The “social semantic web” adds human intervention via social networks to the semantic web. The automatic classification of web content using taxonomies and ontologies can be augmented by collaborative labeling and tagging of data by humans. Some strategists believe that exploiting social networking can lead to higher quality results: for example, if I am seeking a good physiotherapist within 10km of my mother’s home, would asking my social circle of friends and acquaintances lead to a better result than that from an automatic search? If physiotherapists want to advertise online, which is the optimal online advertiser to use?
The quest for higher quality online advertising – the “right ad at the right time in the right place” – is a strong commercial catalyst for a better and wiser web. Google attempts to solve the right ad challenge by inferring our interests based on observing for what we search. Facebook attempts to solve it by analyzing our chit-chat with our friends. The more that an online advertiser can encourage us to directly or indirectly tell it about our interests, the more likely it can become highly successful – and useful! Despite what many in the traditional newspapers believe, I believe that for them there is a substantial opportunity online since they could then observe which specific articles we each read, and tailor advertisements to each once of us accordingly.
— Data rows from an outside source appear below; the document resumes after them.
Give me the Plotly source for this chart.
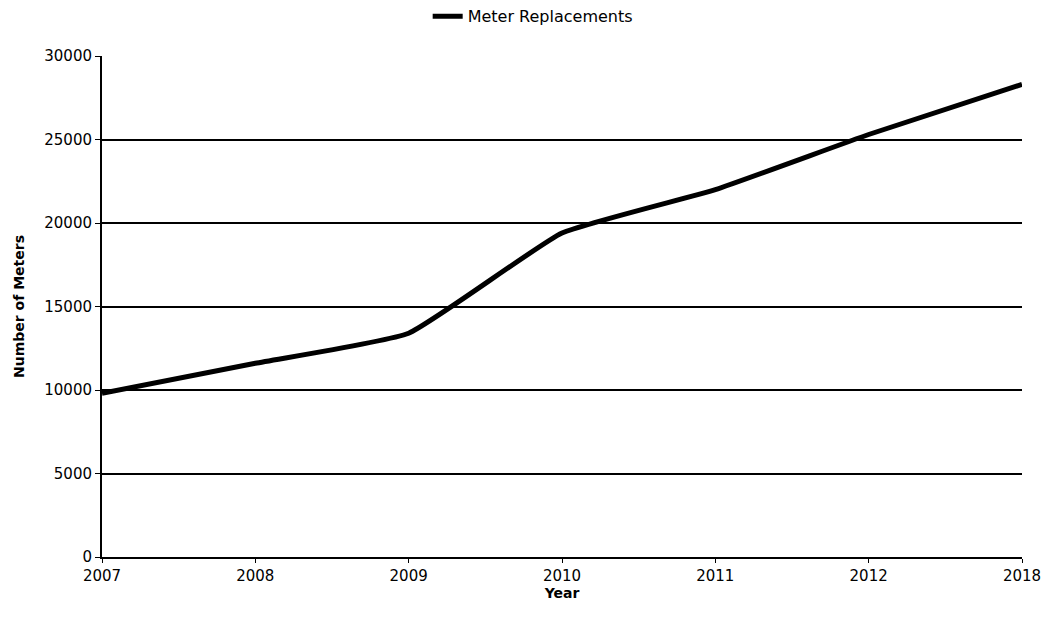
import plotly.graph_objects as go

years = ["2007", "2008", "2009", "2010", "2011", "2012", "2018"]
meters = [9800, 11600, 13400, 19400, 22000, 25300, 28300]
y_ticks = [0, 5000, 10000, 15000, 20000, 25000, 30000]

fig = go.Figure()
fig.add_trace(go.Scatter(
    x=years, y=meters, mode="lines", name="Meter Replacements",
    line=dict(color="black", width=5, shape="spline", smoothing=0.4),
))

fig.update_layout(
    width=1042, height=626,
    margin=dict(l=102, r=20, t=56, b=69, autoexpand=False),
    paper_bgcolor="white", plot_bgcolor="white",
    font=dict(family="DejaVu Sans", size=15, color="black"),
    showlegend=True,
    legend=dict(orientation="h", x=0.354, xref="paper", y=0.974, yref="container",
                xanchor="left", yanchor="middle",
                font=dict(size=16), bgcolor="rgba(0,0,0,0)"),
    xaxis=dict(
        type="category", range=[0, 6], automargin=False,
        showline=True, linecolor="black", linewidth=2,
        ticks="outside", ticklen=4, tickcolor="black",
        showgrid=False,
        title=dict(text="<b>Year</b>", font=dict(size=14), standoff=0),
        tickfont=dict(size=15),
    ),
    yaxis=dict(
        range=[0, 30000], tickvals=y_ticks, automargin=False,
        ticktext=[str(v) for v in y_ticks],
        showline=True, linecolor="black", linewidth=2,
        ticks="outside", ticklen=5, tickcolor="black",
        showgrid=True, gridcolor="black", gridwidth=1.5,
        zeroline=False,
        title=dict(text="<b>Number of Meters</b>", font=dict(size=14), standoff=16),
        tickfont=dict(size=15),
    ),
)

fig.write_html("out.html", config={"displayModeBar": False},
               post_script="document.body.style.margin='0';document.body.style.overflow='hidden';")
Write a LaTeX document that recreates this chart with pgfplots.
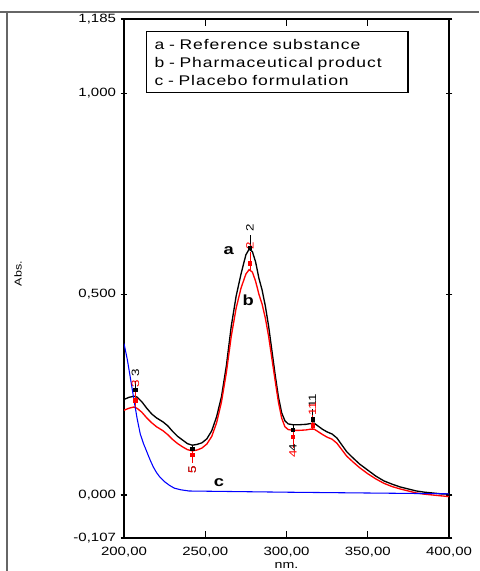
\documentclass[border=0pt]{standalone}
\usepackage{fontspec}
\setmainfont{Liberation Sans}[FakeStretch=1.25]
\newfontfamily\legfont{Liberation Sans}[FakeStretch=1.25, LetterSpace=7]
\usepackage{pgfplots}
\pgfplotsset{compat=1.18}

% curve a: reference substance (black)
\pgfplotstableread{
x y
200 0.238
203 0.243
206 0.246
208 0.244
211 0.232
214 0.216
217 0.202
220 0.192
224 0.182
227 0.172
230 0.158
233 0.146
236 0.137
239 0.128
242 0.124
245 0.126
248 0.130
251 0.140
254 0.160
257 0.195
260 0.245
263 0.322
266 0.420
269 0.495
272 0.550
275 0.598
277 0.612
279 0.606
281 0.580
283 0.540
285 0.510
287 0.470
289 0.420
291 0.360
293 0.300
295 0.245
297 0.205
299 0.185
301 0.177
304 0.175
308 0.175
312 0.176
315 0.178
317 0.179
319 0.173
322 0.164
325 0.157
328 0.152
331 0.142
334 0.125
337 0.108
341 0.092
345 0.077
350 0.062
355 0.047
360 0.035
365 0.027
370 0.020
375 0.015
380 0.010
385 0.007
390 0.005
395 0.003
400 0.002
}\curvea

% curve b: pharmaceutical product (red)
\pgfplotstableread{
x y
200 0.211
203 0.216
206 0.219
208 0.216
211 0.206
214 0.192
217 0.180
220 0.170
224 0.160
227 0.150
230 0.138
233 0.128
236 0.120
239 0.113
242 0.110
245 0.112
248 0.117
251 0.127
254 0.146
257 0.180
260 0.232
263 0.305
266 0.395
269 0.465
272 0.515
275 0.550
277 0.561
279 0.555
281 0.532
283 0.500
285 0.475
287 0.440
289 0.395
291 0.340
293 0.285
295 0.232
297 0.192
299 0.170
301 0.163
304 0.161
308 0.161
312 0.162
315 0.164
317 0.164
319 0.159
322 0.151
325 0.144
328 0.139
331 0.129
334 0.113
337 0.097
341 0.082
345 0.068
350 0.053
355 0.040
360 0.029
365 0.021
370 0.015
375 0.010
380 0.005
385 0.002
390 0.000
395 -0.002
400 -0.004
}\curveb

% curve c: placebo formulation (blue)
\pgfplotstableread{
x y
200 0.377
202 0.338
204 0.290
206 0.240
208 0.192
210 0.152
212 0.128
214 0.108
216 0.088
218 0.070
220 0.056
222 0.045
225 0.033
228 0.024
231 0.017
235 0.013
240 0.010
260 0.009
300 0.007
350 0.005
400 0.003
}\curvec

\begin{document}
\begin{tikzpicture}
\path[use as bounding box] (0,0) rectangle (359.25pt,428.25pt);
\draw[gray!80!black, line width=1.1pt] (0,419.25pt) -- (359.25pt,419.25pt);
\draw[gray!80!black, line width=1.1pt] (5.25pt,0) -- (5.25pt,419.25pt);
\node[rotate=90, font=\fontsize{7.5}{8}\selectfont] at (13.5pt,223pt) {Abs.};
\begin{axis}[
    at={(93pt,24.75pt)}, anchor=south west,
    scale only axis, width=243.75pt, height=389.25pt,
    xmin=200, xmax=400, ymin=-0.107, ymax=1.185,
    axis line style={line width=1.2pt},
    xtick={200,250,300,350,400},
    xticklabels={{200,00},{250,00},{300,00},{350,00},{400,00}},
    ytick={-0.107,0,0.5,1,1.185},
    yticklabels={{-0,107},{0,000},{0,500},{1,000},{1,185}},
    tick label style={font=\fontsize{9}{10}\selectfont},
    xticklabel style={yshift=-3pt},
    major tick length=5pt,
    tick style={black, line width=0.8pt},
    ytick align=center,
    xlabel={nm.},
    xlabel style={font=\fontsize{8.5}{9}\selectfont, inner sep=0pt, yshift=-1pt},
]
\addplot[black, line width=1pt] table {\curvea};
\addplot[red, line width=1pt] table {\curveb};
\addplot[blue, line width=0.8pt] table {\curvec};

% peak pick markers, curve a
\addplot[black, line width=0.6pt] coordinates {(207,0.245) (207,0.285)};
\addplot[black, line width=0.6pt] coordinates {(277.5,0.612) (277.5,0.648)};
\addplot[black, line width=0.6pt] coordinates {(242,0.124) (242,0.085)};
\addplot[black, line width=0.6pt] coordinates {(304,0.175) (304,0.135)};
\addplot[black, line width=0.6pt] coordinates {(316,0.178) (316,0.215)};
\addplot[black, only marks, mark=square*, mark size=1.3pt]
    coordinates {(207,0.262) (277.5,0.615) (242,0.115) (304,0.162) (316,0.188)};
% peak pick markers, curve b
\addplot[red, line width=0.6pt] coordinates {(207,0.219) (207,0.262)};
\addplot[red, line width=0.6pt] coordinates {(277.5,0.561) (277.5,0.605)};
\addplot[red, line width=0.6pt] coordinates {(242,0.110) (242,0.080)};
\addplot[red, line width=0.6pt] coordinates {(304,0.161) (304,0.118)};
\addplot[red, line width=0.6pt] coordinates {(316,0.164) (316,0.198)};
\addplot[red, only marks, mark=square*, mark size=1.3pt]
    coordinates {(207,0.236) (277.5,0.577) (242,0.100) (304,0.145) (316,0.174)};

\node[rotate=90, font=\fontsize{8}{8}\selectfont, black] at (axis cs:207,0.305) {3};
\node[rotate=90, font=\fontsize{8}{8}\selectfont, red] at (axis cs:207,0.277) {3};
\node[rotate=90, font=\fontsize{8}{8}\selectfont, black] at (axis cs:277.5,0.664) {2};
\node[rotate=90, font=\fontsize{8}{8}\selectfont, red] at (axis cs:277.5,0.620) {2};
\node[rotate=90, font=\fontsize{8}{8}\selectfont, black] at (axis cs:242,0.064) {5};
\node[rotate=90, font=\fontsize{8}{8}\selectfont, red] at (axis cs:242,0.062) {5};
\node[rotate=90, font=\fontsize{8}{8}\selectfont, black] at (axis cs:304,0.118) {4};
\node[rotate=90, font=\fontsize{8}{8}\selectfont, red] at (axis cs:304,0.102) {4};
\node[rotate=90, font=\fontsize{8}{8}\selectfont, black] at (axis cs:316,0.234) {11};
\node[rotate=90, font=\fontsize{8}{8}\selectfont, red] at (axis cs:316,0.214) {11};

\node[font=\bfseries\fontsize{11}{12}\selectfont] at (axis cs:264.5,0.608) {a};
\node[font=\bfseries\fontsize{11}{12}\selectfont] at (axis cs:276.5,0.485) {b};
\node[font=\bfseries\fontsize{11}{12}\selectfont] at (axis cs:258.5,0.031) {c};

\node[draw, line width=1pt, anchor=north west, align=left,
      minimum width=195.75pt, minimum height=45.75pt, text width=184pt,
      inner xsep=6pt, inner ysep=3pt,
      font=\legfont\fontsize{10.5}{13.5}\selectfont]
    at (rel axis cs:0.0677,0.977)
    {a - Reference substance\\ b - Pharmaceutical product\\ c - Placebo formulation};
\end{axis}
\end{tikzpicture}
\end{document}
However, it would be disappointing if the sole benefit of the semantic web were better targeted advertising. Rather we should expect the semantic web to actively assist us, gently intervening when appropriate, politely bringing things to our attention. Currently we browse the web based on keywords we give the search engines, what our friends recommend, and what we come across. Rather than results from simple matching of keywords and just from what our friends like, imagine if web software tools were sufficiently powerful to unearth the latent intelligence already in the web. Medical clinicians may discover new links between diseases, deduced from research results already available today but currently lost in the mass of the web. Historians may realize that particular events are related, based on evidence whose importance had been overlooked. Researchers, journalists, genealogists and indeed all of us may all discover new relationships between stories, events and data which were latent but hitherto unrecognized in the web.
There have been two decades of the world wide web, and a decade of the semantic web, but the web still has many “what the heck” moments. There is substantial opportunity for innovation to make the web wise and intelligent.
[Disclosure: Chris Horn is an Advisory Board member of the SFI funded DERI project at NUIG researching the semantic web. He is also Chairman of Sophia Search, a Belfast based company with semantic search and discovery solutions.]